Ele foi o primeiro cotista a se graduar em uma universidade de Porto Alegre.
“O que vivemos hoje é fruto dessas conquistas. Há autores que escrevem com grande qualidade: Paulo Lins (Cidade de Deus), Itamar Vieira Junior (Torto Arado), Conceição Evaristo (Olhos d’Água). Alguns podem chamar isso de movimento literário, mas considero mais uma peça do quebra-cabeça da história do Brasil, só que agora sob uma perspectiva negra”, acrescentou.
Estela sem Deus (2018), O Avesso da Pele (2020) e De Onde Eles Vêm (2024), os três últimos romances de Tenório, serão adaptados para o cinema.
O primeiro livro negociado foi O Avesso da Pele, do qual o autor não participou da elaboração do roteiro. Nos outros dois, atuará como consultor.
Indagado sobre a influência do cinema em sua produção literária, ele respondeu: “Minha escrita não sei se é diretamente influenciada pelo cinema, mas eu gosto muito da sétima arte, então acredito que tem relação. Sou grande apreciador do cinema francês e brasileiro. Costumo criar cenas pensando em imagens, o que certamente tem influência. Toda forma de cultura contribui para a escrita”, destacou.

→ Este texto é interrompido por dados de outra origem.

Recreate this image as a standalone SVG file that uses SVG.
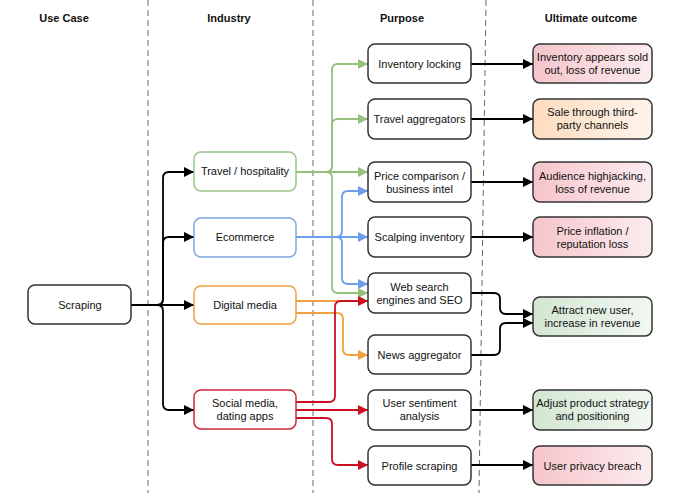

O racismo estrutural é um tema constante em sua obra. Tenório relatou ter sido abordado pela polícia 16 vezes. A última ocorrência aconteceu durante uma sessão de fotos para o New York Times, jornal norte-americano ao qual ele havia concedido entrevista sobre a tentativa de censura sofrida por O Avesso da Pele.
O livro foi envolvido em uma polêmica e sofreu pedido de recolhimento de exemplares em algumas escolas com base na alegação de que o conteúdo seria impróprio para menores, linguagem classificada como imprópria por alguns professores.
“Estávamos no parque, perto da minha casa, em Porto Alegre. Já tínhamos feito a entrevista e fomos fotografar perto de um lago, porque é um lugar bonito. Aí chega a Brigada Militar e faz o enquadro. O argumento foi que nos confundiram com dois traficantes que atuariam ali. O mais curioso é que o policial não se dirigiu a mim, só falava com o fotógrafo, que era branco. Só perguntava a ele, comigo não conversou. Enfim, é mais um episódio triste entre tantos que pessoas negras acabam enfrentando. Principalmente em uma cidade como Porto Alegre, que é extremamente segregadora. São situações que, infelizmente, ainda ocorrem”, lamentou.
Para Tenório, a escola é um espaço de formação e cidadania, um ambiente que representa tanto um ensaio quanto a própria vida acontecendo.
“Acredito que quanto mais tempo o estudante puder permanecer nesse ambiente de aprendizado e convivência, melhor. É também um espaço essencial para a formação de leitores. Precisamos muito de leitores no Brasil. Quando uma escola se propõe a permanecer mais tempo com os alunos, temos um bom futuro pela frente”, explicou.